Life is filled with ups and downs, and music is no exception. Just as the rock and roll renaissance of the ’60s and ’70s gave way to the mindless era of disco, the depth and fury of the punk and grunge movements eventually degenerated into the watered-down genre commonly referred to as nu-metal.

Described by Urban Dictionary as the “direct result of Metal getting completely blasted at a bar and screwing Emo in the back alley, then allowing the resulting child to be raised by an angst-y teenage girl,” the category has taken a beating over the years for what many feel are lobotomized lyrics, uncomplicated melodies, and deliberately misspelled band names that read like a preteen text message.

But no nu-metal characteristic is more easily identified than the similarities in physical appearance among the artists, a laundry list of bad hair and and unfortunate clothing decisions that seem to be a universal theme throughout the genre. Rocks Off determined ten of the most common, and listed them below.

Violaton: Aggravated Dreadlock Assault
Most Grievous Offender: KoRn

The band at the forefront of the nu-metal movement, Korn is directly or indirectly responsible for 75 percent of the offenses on this list. Most notably, KoRn needs to answer for the white-guy dreadlocks worn by one out of every four nu-metal band members.

Violation: Indecent Display of a Beard
Most Grievous Offender: System of a Down

One beard elastic is too many. Sixteen is outrageous.

Violation: Conspiracy to Grow a Goatee
Most Grievous Offender: Lacuna Coil

Five dudes with matching chin growth. Coincidence? We think not.

Violation: Excessive Over-Styling
Most Grievous Offender: Papa Roach

If Liza Minelli joined a rock band, I’d imagine it would look something like this. Extra points for the locks of hair strategically attached to his face.

Violation: Unlawful Use of Highlights
Most Grievous Offender: Five Finger Death Punch

Dudes with highlights are one thing, dudes with bleach-dipped dreadlocks are quite another.

Violation: Failure to Yield to Baldness
Most Grievous Offender: Drowning Pool

Nothing makes a receding hairline more prominent than dreadlocks. Or a chin strap and a strange island of braided hair on the the back of your head.

Violation: Prosthetic Soul Patch
Most Grievous Offender: Disturbed

Honestly, we’re not sure which is worse: The pervy come-hither look in his eye or the two giant metal prongs coming out of his chin. On second thought, definitely the prongs.

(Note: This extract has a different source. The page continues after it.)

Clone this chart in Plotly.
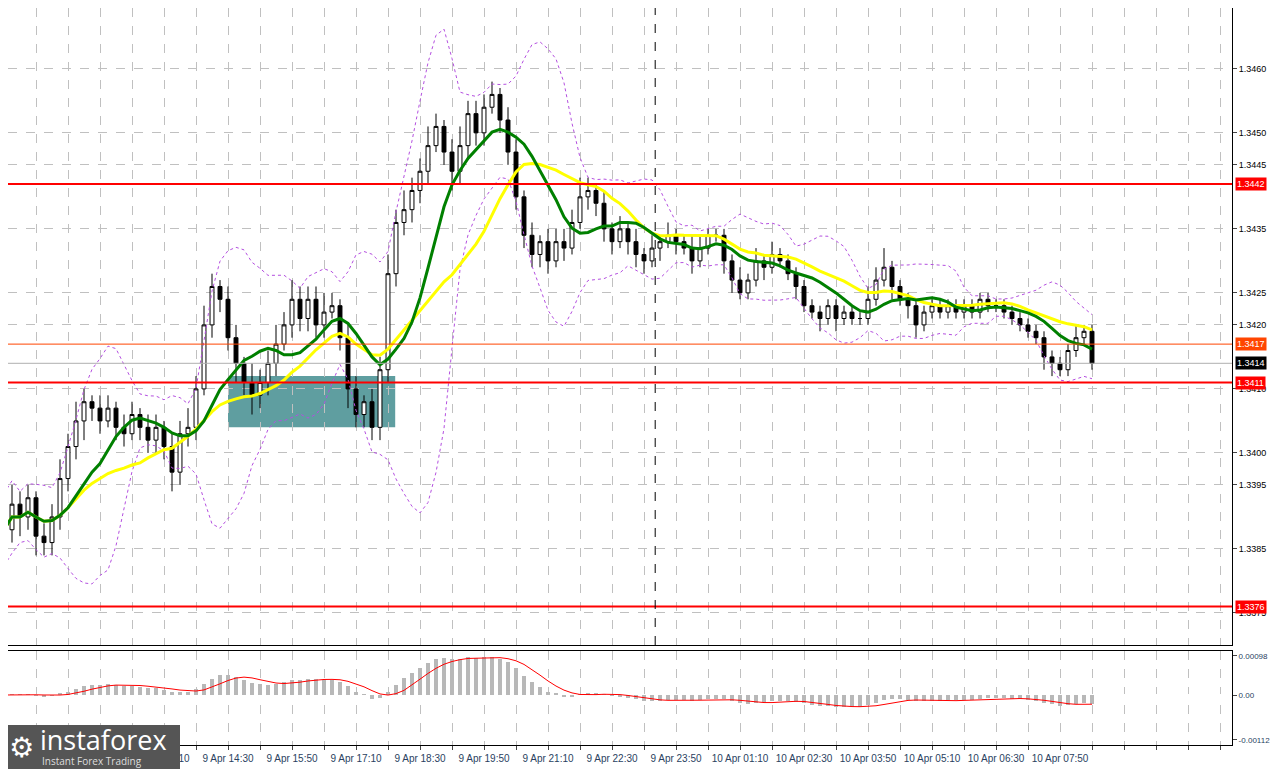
import plotly.graph_objects as go
import pandas as pd
import numpy as np

# 10-minute candles, first one at 9 Apr 09:50
closes = [1.3388, 1.3392, 1.3390, 1.3393, 1.3387, 1.3386, 1.3390, 1.3396, 1.3401, 1.3405,
          1.3408, 1.3407, 1.3405, 1.3407, 1.3404, 1.3403, 1.3406, 1.3404, 1.3402, 1.3404,
          1.3401, 1.3397, 1.3403, 1.3404, 1.3410, 1.3420, 1.3426, 1.3424, 1.3418, 1.3414,
          1.3411, 1.3409, 1.3411, 1.3414, 1.3417, 1.3420, 1.3424, 1.3421, 1.3424, 1.3420,
          1.3422, 1.3423, 1.3418, 1.3410, 1.3406, 1.3408, 1.3404, 1.3413, 1.3428, 1.3436,
          1.3438, 1.3441, 1.3444, 1.3448, 1.3451, 1.3447, 1.3444, 1.3448, 1.3453, 1.3450,
          1.3454, 1.3456, 1.3452, 1.3447, 1.3440, 1.3434, 1.3431, 1.3433, 1.3430, 1.3433,
          1.3432, 1.3436, 1.3440, 1.3441, 1.3439, 1.3435, 1.3433, 1.3435, 1.3433, 1.3431,
          1.3430, 1.3432, 1.3433, 1.3434, 1.3433, 1.3432, 1.3430, 1.3432, 1.3434, 1.3434,
          1.3430, 1.3427, 1.3425, 1.3427, 1.3430, 1.3429, 1.3431, 1.3430, 1.3428, 1.3426,
          1.3423, 1.3422, 1.3421, 1.3423, 1.3421, 1.3422, 1.3421, 1.3421, 1.3424, 1.3427,
          1.3429, 1.3426, 1.3424, 1.3423, 1.3420, 1.3422, 1.3423, 1.3422, 1.3423, 1.3422,
          1.3423, 1.3422, 1.3424, 1.3423, 1.3423, 1.3422, 1.3421, 1.3420, 1.3419, 1.3418,
          1.3415, 1.3414, 1.3413, 1.3416, 1.3418, 1.3419, 1.3414]
first_open = 1.3390
# wick sizes in pips above / below the body
wick_up = [2, 3, 2, 2, 1, 2, 2, 3, 2, 3, 2, 1, 2, 2, 1, 2, 2, 1, 2, 2,
           1, 2, 2, 3, 2, 3, 2, 1, 2, 2, 1, 3, 2, 2, 3, 2, 3, 2, 2, 2,
           3, 2, 1, 2, 2, 1, 2, 2, 3, 2, 3, 2, 2, 3, 2, 1, 2, 3, 2, 2,
           2, 2, 1, 2, 2, 1, 2, 1, 2, 2, 2, 2, 3, 2, 1, 2, 1, 2, 1, 2,
           1, 2, 1, 2, 1, 1, 2, 2, 1, 1, 1, 1, 2, 1, 2, 1, 2, 1, 1, 1,
           1, 1, 1, 1, 1, 1, 1, 1, 2, 2, 3, 1, 1, 1, 1, 1, 1, 1, 1, 1,
           1, 1, 1, 1, 1, 1, 1, 1, 1, 1, 1, 1, 1, 1, 2, 1, 1]
wick_dn = [2, 2, 3, 2, 3, 2, 2, 2, 2, 2, 3, 2, 2, 1, 2, 2, 1, 2, 2, 2,
           2, 3, 2, 2, 2, 1, 2, 2, 2, 3, 2, 3, 2, 2, 2, 1, 2, 2, 2, 2,
           2, 1, 2, 3, 2, 2, 2, 2, 2, 2, 2, 2, 2, 2, 1, 2, 3, 2, 2, 2,
           2, 1, 2, 2, 2, 2, 2, 2, 2, 1, 2, 1, 1, 2, 2, 2, 2, 1, 2, 2,
           2, 1, 2, 1, 2, 1, 2, 1, 1, 1, 2, 2, 1, 1, 1, 2, 1, 1, 1, 2,
           1, 1, 2, 1, 2, 1, 1, 1, 1, 1, 1, 2, 1, 2, 2, 1, 1, 1, 1, 1,
           1, 1, 1, 1, 1, 1, 1, 1, 1, 1, 2, 2, 1, 1, 1, 1, 1]

# labels sit on candles 4, 12, 20, ...
tick_labels = ['9 Apr 10:30', '9 Apr 11:50', '9 Apr 13:10', '9 Apr 14:30', '9 Apr 15:50',
               '9 Apr 17:10', '9 Apr 18:30', '9 Apr 19:50', '9 Apr 21:10', '9 Apr 22:30', '9 Apr 23:50',
               '10 Apr 01:10', '10 Apr 02:30', '10 Apr 03:50', '10 Apr 05:10', '10 Apr 06:30', '10 Apr 07:50']
price_ticks = [1.3470, 1.3460, 1.3450, 1.3445, 1.3435, 1.3425, 1.3420, 1.3410, 1.3400, 1.3395, 1.3385, 1.3375]
red_levels = [1.3442, 1.3411, 1.3376]
bid, last = 1.3417, 1.3414
box_x = [28, 48.9]
box_y = [1.3404, 1.3412]

n = len(closes)
x = np.arange(n)
c = pd.Series(closes)
o = c.shift(1).fillna(first_open)
hi = np.maximum(o, c) + np.array(wick_up) * 0.0001
lo = np.minimum(o, c) - np.array(wick_dn) * 0.0001

ma_fast = c.rolling(9, min_periods=1).mean()
ma_slow = c.rolling(18, min_periods=1).mean()
bb_mid = c.rolling(10, min_periods=1).mean()
bb_std = c.rolling(10, min_periods=2).std().bfill()
macd = c.ewm(span=10).mean() - c.ewm(span=22).mean()
signal = macd.rolling(5, min_periods=1).mean()

fig = go.Figure()
fig.add_shape(type='rect', x0=box_x[0], x1=box_x[1], y0=box_y[0], y1=box_y[1],
              fillcolor='#5f9ea0', line_width=0, layer='below', xref='x', yref='y')
for lv in red_levels:
    fig.add_hline(y=lv, line_color='#ff0000', line_width=2, yref='y')
fig.add_hline(y=bid, line_color='#ff4500', line_width=1)
fig.add_hline(y=last, line_color='#b0b0b0', line_width=1)

fig.add_trace(go.Scatter(x=x, y=bb_mid + 2 * bb_std, mode='lines', line=dict(color='#b44fe0', width=1, dash='dot')))
fig.add_trace(go.Scatter(x=x, y=bb_mid - 2 * bb_std, mode='lines', line=dict(color='#b44fe0', width=1, dash='dot')))
fig.add_trace(go.Candlestick(x=x, open=o, high=hi, low=lo, close=c, whiskerwidth=0,
                             increasing=dict(fillcolor='white', line=dict(color='black', width=1)),
                             decreasing=dict(fillcolor='black', line=dict(color='black', width=1))))
fig.add_trace(go.Scatter(x=x, y=ma_slow, mode='lines', line=dict(color='#ffff00', width=3)))
fig.add_trace(go.Scatter(x=x, y=ma_fast, mode='lines', line=dict(color='#008000', width=3)))

fig.add_trace(go.Bar(x=x, y=macd, marker_color='#b8b8b8', marker_line_width=0, width=0.6, xaxis='x2', yaxis='y2'))
fig.add_trace(go.Scatter(x=x, y=signal, mode='lines', line=dict(color='#ff0000', width=1), xaxis='x2', yaxis='y2'))

fig.add_vline(x=81.4, line_color='black', line_width=1, line_dash='dash')

tickvals = list(range(0, 154, 4))
ticktext = []
for i in tickvals:
    k = (i - 4) // 8
    ticktext.append(tick_labels[k] if (i - 4) % 8 == 0 and 0 <= k < len(tick_labels) else '')
font = dict(family='Liberation Sans', size=9, color='black')
xr = [0.5, 153.5]
H = 745
W = 1224
fig.update_layout(
    width=1272, height=761, margin=dict(l=0, r=48, t=0, b=16, autoexpand=False),
    paper_bgcolor='white', plot_bgcolor='white', showlegend=False, bargap=0,
    xaxis=dict(range=xr, rangeslider=dict(visible=False), tickvals=tickvals, showticklabels=False,
               showgrid=True, gridcolor='#c0c0c0', griddash='dash', showline=True, linecolor='black',
               mirror=True, domain=[0, 1], anchor='y', automargin=False),
    yaxis=dict(range=[1.3370, 1.34695], side='right', tickvals=price_ticks,
               ticktext=[f'{v:.4f}' for v in price_ticks], automargin=False,
               showgrid=True, gridcolor='#c0c0c0', griddash='dash', showline=True, linecolor='black',
               mirror=True, ticks='outside', ticklen=4, tickfont=font, domain=[1 - 637 / H, 1]),
    xaxis2=dict(range=xr, tickvals=tickvals, ticktext=ticktext, tickfont=dict(family='Liberation Sans', size=10),
                anchor='y2', showgrid=True, gridcolor='#c0c0c0', griddash='dash', showline=True,
                linecolor='black', mirror=True, ticks='outside', ticklen=4, tickangle=0, automargin=False),
    yaxis2=dict(range=[-0.00125, 0.00110], side='right', tickvals=[0.00098, 0, -0.00112],
                ticktext=['0.00098', '0.00', '-0.00112'], showgrid=False, showline=True, linecolor='black',
                mirror=True, ticks='outside', ticklen=4, tickfont=dict(family='Liberation Sans', size=8),
                domain=[1 - 737 / H, 1 - 643 / H], automargin=False),
)

# price tags on the right axis
for lv, bg in [(1.3442, '#ff0000'), (1.3411, '#ff0000'), (1.3376, '#ff0000'),
               (bid, '#ff4500'), (last, 'black')]:
    fig.add_annotation(x=1, xref='paper', y=lv, yref='y', xanchor='left', showarrow=False,
                       text=f'{lv:.4f}', font=dict(family='Liberation Sans', size=9, color='white'),
                       bgcolor=bg, borderpad=1, xshift=3)

# logo
fig.add_shape(type='rect', xref='paper', yref='paper', x0=0, x1=172 / W, y0=-16 / H, y1=28 / H,
              fillcolor='#555555', line_width=0)
fig.add_annotation(x=30 / W, y=14 / H, xref='paper', yref='paper', xanchor='left', yanchor='middle',
                   showarrow=False, text='instaforex', font=dict(family='Open Sans', size=27, color='white'))
fig.add_annotation(x=32 / W, y=-8 / H, xref='paper', yref='paper', xanchor='left', yanchor='middle',
                   showarrow=False, text='Instant Forex Trading', font=dict(family='Open Sans', size=10, color='#dddddd'))
fig.add_annotation(x=13 / W, y=6 / H, xref='paper', yref='paper', xanchor='center', yanchor='middle',
                   showarrow=False, text='⚙', font=dict(family='DejaVu Sans', size=28, color='white'))

fig.write_html("out.html")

Violation: Egregious Tattoos
Most Grievous Offender: Avenged Sevenfold

…too…many…jokes…

Violation: Failure to Maintain a Unified Hair Color
Most Grievous Offender: Saliva

Not sure if he’s grabbing his elbow or showcasing his freshly painted nails.

Violation: Illicit Use of Fur
Most Grievous Offender: Mudvayne

Leave the fur coats to the rappers – rockers wear leather. I think the guy on the right was in The Dark Crystal.